Karam v. Meta Platforms, Inc.
Issue
Whether Section 230 bars claims against Meta arising from the company's decision to ban or restrict plaintiff's Facebook account and its alleged failure to prevent other users from posting content about plaintiff.
What Happened
The Northern District of California granted Meta's motion to dismiss plaintiff Karam's First Amended Complaint with limited leave to amend. Plaintiff, a self-represented litigant, alleged that Meta banned or restricted his Facebook account, preventing him from advertising his business and engaging with customers through Marketplace and Buy/Sell Groups. The court applied the three-part Section 230 test and found all elements satisfied: Meta is an interactive computer service provider; the content at issue (both the account restriction decision and third-party posts about plaintiff) involved content provided by information content providers other than Meta; and plaintiff's claims treated Meta as a publisher or speaker of that content.
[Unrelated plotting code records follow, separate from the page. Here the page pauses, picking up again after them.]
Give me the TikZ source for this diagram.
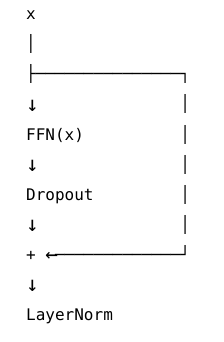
\documentclass[tikz,border=0pt]{standalone}
\usepackage{fontspec}
\setmonofont{DejaVu Sans Mono}
\newcommand\bigarrow[1]{\makebox[9.63pt][l]{\raisebox{-1.2pt}{\fontsize{21}{16}\selectfont #1}}}
\begin{document}
\begin{tikzpicture}[x=1pt,y=-1pt,
  row/.style={anchor=base west,inner sep=0pt,font=\ttfamily\fontsize{16}{16}\selectfont}]
\useasboundingbox (0,0) rectangle (224,342);
% left column
\node[row] (inp) at (26,20) {x};
\node[row] (bar) at (26,50) {│};
\node[row] (split) at (26,80) {├───────────────┐};
\node[row] (a1) at (26,110) {\bigarrow{↓}};
\node[row] (ffn) at (26,140) {FFN(x)};
\node[row] (a2) at (26,170) {\bigarrow{↓}};
\node[row] (drop) at (26,200) {Dropout};
\node[row] (a3) at (26,230) {\bigarrow{↓}};
\node[row] (add) at (26,260) {+ \bigarrow{←}─────────────┘};
\node[row] (a4) at (26,290) {\bigarrow{↓}};
\node[row] (norm) at (26,320) {LayerNorm};
% skip column
\foreach \y/\n in {110/r1,140/r2,170/r3,200/r4,230/r5}
  \node[row] (\n) at (180.1,\y) {│};
\end{tikzpicture}
\end{document}
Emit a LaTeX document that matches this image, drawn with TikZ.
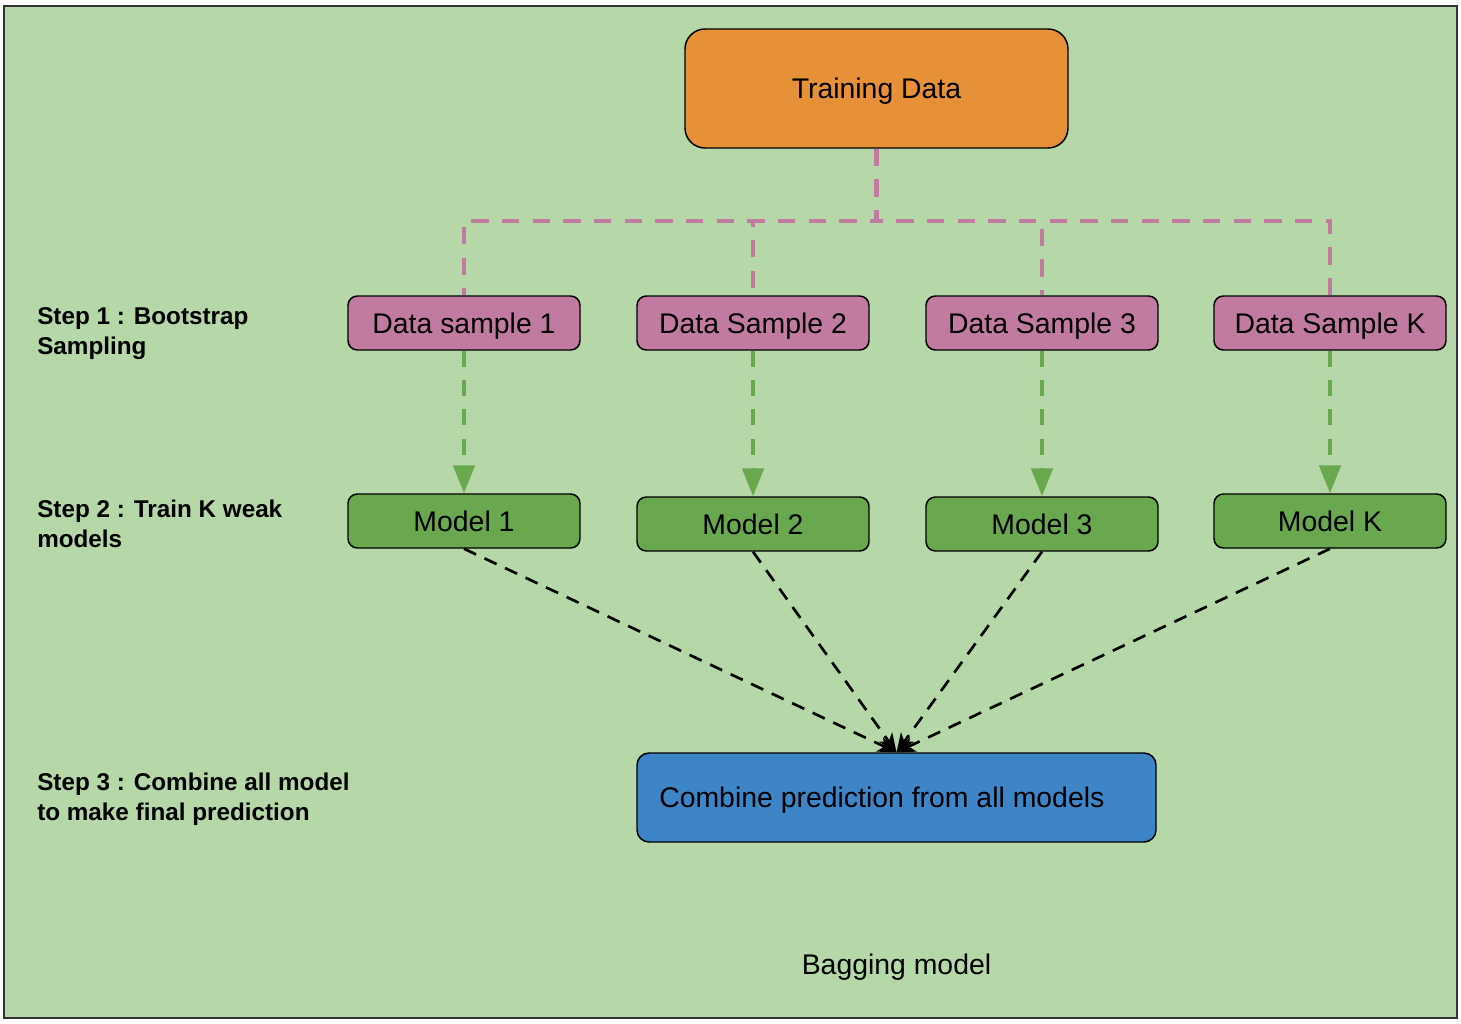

The court also noted that Meta's Terms of Service barred many claims and that remaining claims were either not cognizable or based on conclusory allegations.
Why It Matters
This decision reinforces the broad application of Section 230 immunity to platform account termination and content moderation decisions, extending publisher immunity not only to third-party content but also to the platform's own editorial decisions about which users may access its services. The ruling demonstrates courts' continued willingness to apply Section 230 at the motion to dismiss stage to bar claims challenging fundamental platform curation functions including account access decisions.